> **Given material**:
** begin **
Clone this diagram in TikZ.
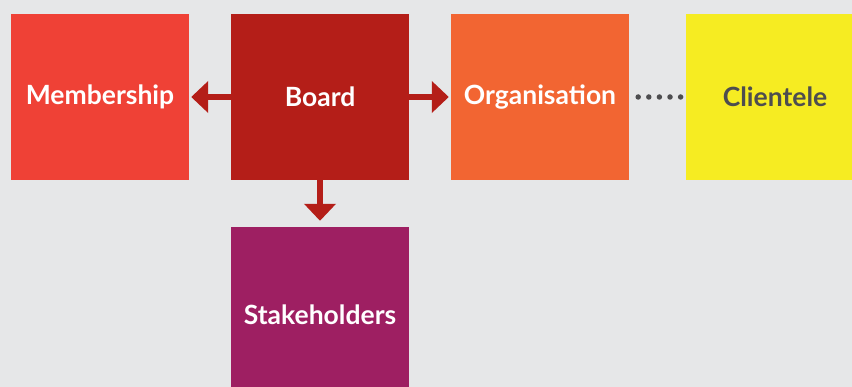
\documentclass[tikz,border=0pt]{standalone}
\usepackage{fontspec}
\setmainfont{Lato}
\usetikzlibrary{arrows.meta}

\definecolor{bgGrey}{HTML}{E6E7E8}
\definecolor{memberRed}{HTML}{EF4136}
\definecolor{boardRed}{HTML}{B41E18}
\definecolor{orgOrange}{HTML}{F26532}
\definecolor{clientYellow}{HTML}{F6EC22}
\definecolor{stakePurple}{HTML}{9E1F62}
\definecolor{textGrey}{HTML}{4D4D4F}

\tikzset{
  block/.style={minimum width=178pt, minimum height=166pt, inner sep=0pt,
    font=\fontsize{26.5}{30}\selectfont\bfseries, text=white},
  link/.style={draw=boardRed, line width=6pt,
    -{Triangle[length=17pt, width=31pt]}},
  dotlink/.style={draw=textGrey, line width=5.5pt, line cap=round,
    dash pattern=on 0pt off 10.6pt}
}

\begin{document}
\begin{tikzpicture}[x=1pt, y=-1pt]
  \fill[bgGrey] (0,0) rectangle (852,387);
  \clip (0,0) rectangle (852,387);
  \useasboundingbox (0,0) rectangle (852,387);

  \node[block, fill=memberRed]   (member) at (100,97)  {Membership};
  \node[block, fill=boardRed]    (board)  at (320,97)  {Board};
  \node[block, fill=orgOrange]   (org)    at (540,97)  {Organisation};
  \node[block, fill=clientYellow, text=textGrey] (client) at (775,97) {Clientele};
  % the lower block runs past the bottom edge
  \node[block, fill=stakePurple, minimum height=176pt] (stake) at (320,315) {Stakeholders};

  \draw[link, shorten >=2pt] (board.west) -- (member.east);
  \draw[link, shorten >=2pt] (board.east) -- (org.west);
  \draw[link, shorten >=6pt] (board.south) -- (stake.north);
  \draw[dotlink, shorten <=9pt, shorten >=4pt] (org.east) -- (client.west);
\end{tikzpicture}
\end{document}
** end **
Every line of the data should be copied as it stands, without the images.

Clone this diagram in TikZ.
\documentclass[tikz,border=0pt]{standalone}
\usepackage{fontspec}
\setmainfont{Lato}
\usetikzlibrary{arrows.meta}

\definecolor{bgGrey}{HTML}{E6E7E8}
\definecolor{memberRed}{HTML}{EF4136}
\definecolor{boardRed}{HTML}{B41E18}
\definecolor{orgOrange}{HTML}{F26532}
\definecolor{clientYellow}{HTML}{F6EC22}
\definecolor{stakePurple}{HTML}{9E1F62}
\definecolor{textGrey}{HTML}{4D4D4F}

\tikzset{
  block/.style={minimum width=178pt, minimum height=166pt, inner sep=0pt,
    font=\fontsize{26.5}{30}\selectfont\bfseries, text=white},
  link/.style={draw=boardRed, line width=6pt,
    -{Triangle[length=17pt, width=31pt]}},
  dotlink/.style={draw=textGrey, line width=5.5pt, line cap=round,
    dash pattern=on 0pt off 10.6pt}
}

\begin{document}
\begin{tikzpicture}[x=1pt, y=-1pt]
  \fill[bgGrey] (0,0) rectangle (852,387);
  \clip (0,0) rectangle (852,387);
  \useasboundingbox (0,0) rectangle (852,387);

  \node[block, fill=memberRed]   (member) at (100,97)  {Membership};
  \node[block, fill=boardRed]    (board)  at (320,97)  {Board};
  \node[block, fill=orgOrange]   (org)    at (540,97)  {Organisation};
  \node[block, fill=clientYellow, text=textGrey] (client) at (775,97) {Clientele};
  % the lower block runs past the bottom edge
  \node[block, fill=stakePurple, minimum height=176pt] (stake) at (320,315) {Stakeholders};

  \draw[link, shorten >=2pt] (board.west) -- (member.east);
  \draw[link, shorten >=2pt] (board.east) -- (org.west);
  \draw[link, shorten >=6pt] (board.south) -- (stake.north);
  \draw[dotlink, shorten <=9pt, shorten >=4pt] (org.east) -- (client.west);
\end{tikzpicture}
\end{document}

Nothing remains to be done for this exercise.